Work required — Quote every line of the data below as it stands, omitting pictures.

Recorded information —

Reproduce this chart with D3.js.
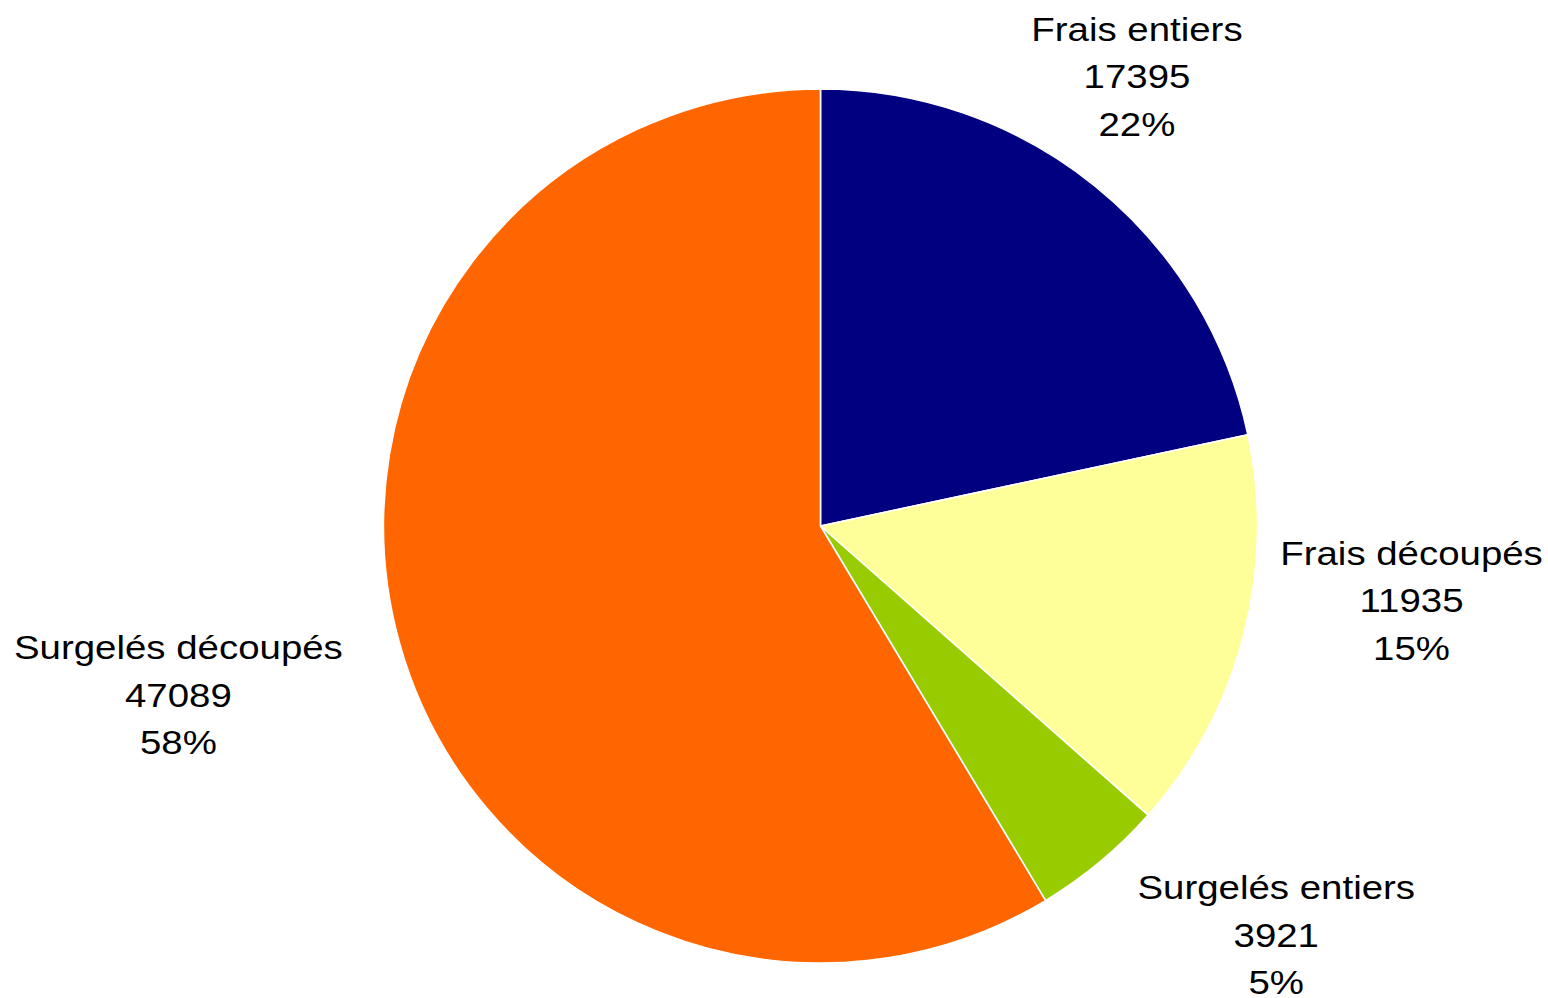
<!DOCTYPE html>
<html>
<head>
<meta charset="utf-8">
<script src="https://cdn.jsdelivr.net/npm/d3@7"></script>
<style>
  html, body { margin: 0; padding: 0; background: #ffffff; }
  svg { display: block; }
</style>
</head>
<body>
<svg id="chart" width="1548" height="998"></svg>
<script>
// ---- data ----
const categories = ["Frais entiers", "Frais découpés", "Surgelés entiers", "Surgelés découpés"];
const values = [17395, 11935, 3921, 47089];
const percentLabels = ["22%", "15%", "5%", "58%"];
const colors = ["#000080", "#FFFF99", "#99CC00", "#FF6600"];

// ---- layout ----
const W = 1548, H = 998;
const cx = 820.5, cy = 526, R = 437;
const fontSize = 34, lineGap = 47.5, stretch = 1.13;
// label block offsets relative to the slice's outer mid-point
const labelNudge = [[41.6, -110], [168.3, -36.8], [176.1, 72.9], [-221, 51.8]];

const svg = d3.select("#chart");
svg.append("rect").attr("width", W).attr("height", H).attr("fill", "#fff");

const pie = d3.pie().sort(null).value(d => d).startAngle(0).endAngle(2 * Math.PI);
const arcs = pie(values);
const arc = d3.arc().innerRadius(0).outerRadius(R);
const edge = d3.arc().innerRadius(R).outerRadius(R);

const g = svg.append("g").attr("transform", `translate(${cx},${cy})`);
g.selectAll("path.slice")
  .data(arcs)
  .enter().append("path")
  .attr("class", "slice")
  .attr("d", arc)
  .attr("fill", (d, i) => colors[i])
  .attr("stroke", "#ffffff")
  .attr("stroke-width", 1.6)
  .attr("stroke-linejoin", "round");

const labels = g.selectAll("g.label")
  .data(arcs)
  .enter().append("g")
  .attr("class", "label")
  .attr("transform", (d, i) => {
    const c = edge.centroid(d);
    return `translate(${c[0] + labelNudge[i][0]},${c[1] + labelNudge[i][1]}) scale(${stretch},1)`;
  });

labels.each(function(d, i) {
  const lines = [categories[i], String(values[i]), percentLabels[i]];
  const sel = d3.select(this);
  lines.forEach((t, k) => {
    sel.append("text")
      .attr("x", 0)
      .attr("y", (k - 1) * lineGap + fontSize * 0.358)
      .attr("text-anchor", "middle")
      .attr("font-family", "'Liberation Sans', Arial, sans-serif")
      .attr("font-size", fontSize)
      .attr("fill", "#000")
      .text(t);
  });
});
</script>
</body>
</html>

Output for this exercise —
Reproduce this chart with D3.js.
<!DOCTYPE html>
<html>
<head>
<meta charset="utf-8">
<script src="https://cdn.jsdelivr.net/npm/d3@7"></script>
<style>
  html, body { margin: 0; padding: 0; background: #ffffff; }
  svg { display: block; }
</style>
</head>
<body>
<svg id="chart" width="1548" height="998"></svg>
<script>
// ---- data ----
const categories = ["Frais entiers", "Frais découpés", "Surgelés entiers", "Surgelés découpés"];
const values = [17395, 11935, 3921, 47089];
const percentLabels = ["22%", "15%", "5%", "58%"];
const colors = ["#000080", "#FFFF99", "#99CC00", "#FF6600"];

// ---- layout ----
const W = 1548, H = 998;
const cx = 820.5, cy = 526, R = 437;
const fontSize = 34, lineGap = 47.5, stretch = 1.13;
// label block offsets relative to the slice's outer mid-point
const labelNudge = [[41.6, -110], [168.3, -36.8], [176.1, 72.9], [-221, 51.8]];

const svg = d3.select("#chart");
svg.append("rect").attr("width", W).attr("height", H).attr("fill", "#fff");

const pie = d3.pie().sort(null).value(d => d).startAngle(0).endAngle(2 * Math.PI);
const arcs = pie(values);
const arc = d3.arc().innerRadius(0).outerRadius(R);
const edge = d3.arc().innerRadius(R).outerRadius(R);

const g = svg.append("g").attr("transform", `translate(${cx},${cy})`);
g.selectAll("path.slice")
  .data(arcs)
  .enter().append("path")
  .attr("class", "slice")
  .attr("d", arc)
  .attr("fill", (d, i) => colors[i])
  .attr("stroke", "#ffffff")
  .attr("stroke-width", 1.6)
  .attr("stroke-linejoin", "round");

const labels = g.selectAll("g.label")
  .data(arcs)
  .enter().append("g")
  .attr("class", "label")
  .attr("transform", (d, i) => {
    const c = edge.centroid(d);
    return `translate(${c[0] + labelNudge[i][0]},${c[1] + labelNudge[i][1]}) scale(${stretch},1)`;
  });

labels.each(function(d, i) {
  const lines = [categories[i], String(values[i]), percentLabels[i]];
  const sel = d3.select(this);
  lines.forEach((t, k) => {
    sel.append("text")
      .attr("x", 0)
      .attr("y", (k - 1) * lineGap + fontSize * 0.358)
      .attr("text-anchor", "middle")
      .attr("font-family", "'Liberation Sans', Arial, sans-serif")
      .attr("font-size", fontSize)
      .attr("fill", "#000")
      .text(t);
  });
});
</script>
</body>
</html>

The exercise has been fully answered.